Pemerintah di Jalur Gaza pada Kamis (17/10) resmi menyatakan wilayah tersebut sebagai “zona bencana” secara lingkungan dan konstruksi, akibat dampak luas dari genosida Israel yang telah berlangsung dua tahun terakhir.
Dalam pernyataannya, Kantor Media Pemerintah Gaza menyebut bahwa perang telah meninggalkan antara 65 hingga 70 juta ton puing dan reruntuhan bangunan.
Selain itu, sekitar 20.000 amunisi aktif yang belum meledak, termasuk bom dan roket yang masih tertanam di antara reruntuhan dan mengancam keselamatan warga sipil serta tim penyelamat.
Menurut laporan tersebut, skala kehancuran di Gaza mencapai tingkat yang “belum pernah tercatat dalam sejarah modern”.
Reruntuhan itu mencakup ribuan rumah, fasilitas umum, infrastruktur vital, dan gedung pelayanan publik yang dihancurkan secara sistematis oleh serangan udara dan darat Israel.
Kondisi ini, lanjut pernyataan itu, menjadikan seluruh wilayah Gaza sebagai kawasan bencana lingkungan dan konstruksi.

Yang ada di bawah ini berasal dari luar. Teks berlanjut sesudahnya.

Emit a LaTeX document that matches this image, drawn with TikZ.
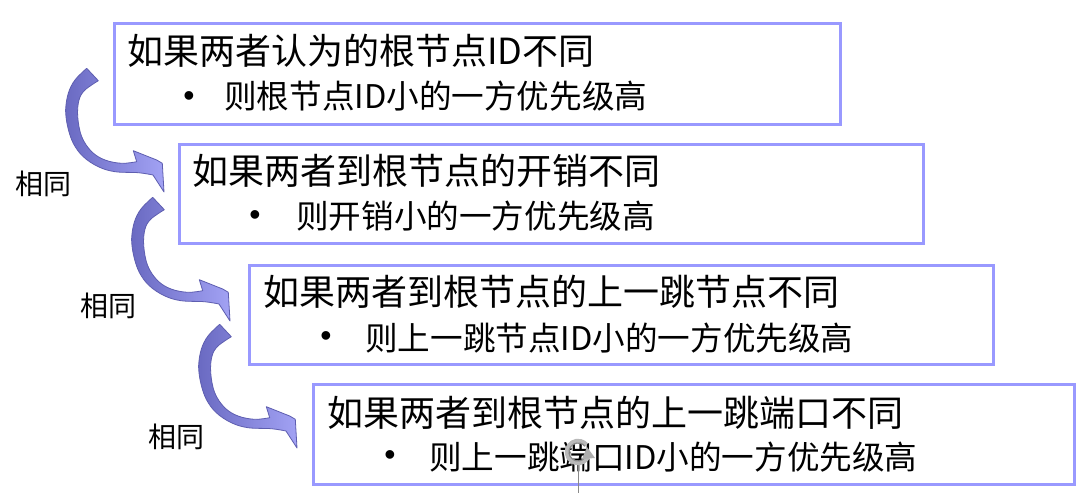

Hak itu sekaligus menghambat upaya bantuan dan operasi penyelamatan yang masih terus dilakukan di lapangan.
Upaya pembersihan puing, menurut pemerintah, terhambat oleh larangan Israel terhadap masuknya alat berat dan perlengkapan teknik, serta penutupan berkelanjutan di seluruh jalur perlintasan, termasuk di perbatasan Rafah dan Kerem Shalom.
Selain kerusakan infrastruktur, pemerintah Gaza memperkirakan terdapat sekitar 20.000 proyektil, bom, dan roket aktif yang belum meledak tersebar di berbagai kawasan, terutama di wilayah utara dan tengah Gaza.
Bahan peledak tersebut, menurut keterangan resmi, menjadi ancaman langsung bagi warga sipil, anak-anak, serta pekerja kemanusiaan yang berusaha membersihkan puing.
Pemerintah menekankan perlunya penanganan teknis dan rekayasa militer yang cermat sebelum memulai operasi besar-besaran untuk membersihkan reruntuhan.
Perserikatan Bangsa-Bangsa (PBB) memperkirakan biaya rekonstruksi Gaza mencapai sekitar 70 miliar dolar AS, mencerminkan besarnya kehancuran akibat serangan udara dan darat Israel sejak Oktober 2023.
Selama dua tahun agresi, data resmi mencatat 67.967 warga Palestina gugur dan 170.179 lainnya terluka, sebagian besar perempuan dan anak-anak.
Selain itu, blokade total dan kehancuran sistem pangan memicu krisis kelaparan yang telah menewaskan sedikitnya 463 orang, termasuk 157 anak-anak.
Perjanjian gencatan senjata antara Hamas dan Israel, yang mulai berlaku pada Jumat pekan lalu, merupakan bagian dari rencana Presiden Amerika Serikat (AS), Donald Trump.
Namun, pejabat di Gaza menegaskan bahwa penghentian sementara pertempuran belum cukup untuk memulihkan situasi kemanusiaan dan lingkungan yang hancur total.
Sementara itu, ribuan keluarga pengungsi masih tinggal di tenda-tenda sementara atau di atas reruntuhan rumah mereka sendiri.
Mereka menanti datangnya bantuan dan langkah nyata untuk rekonstruksi dan pembersihan kota yang porak-poranda.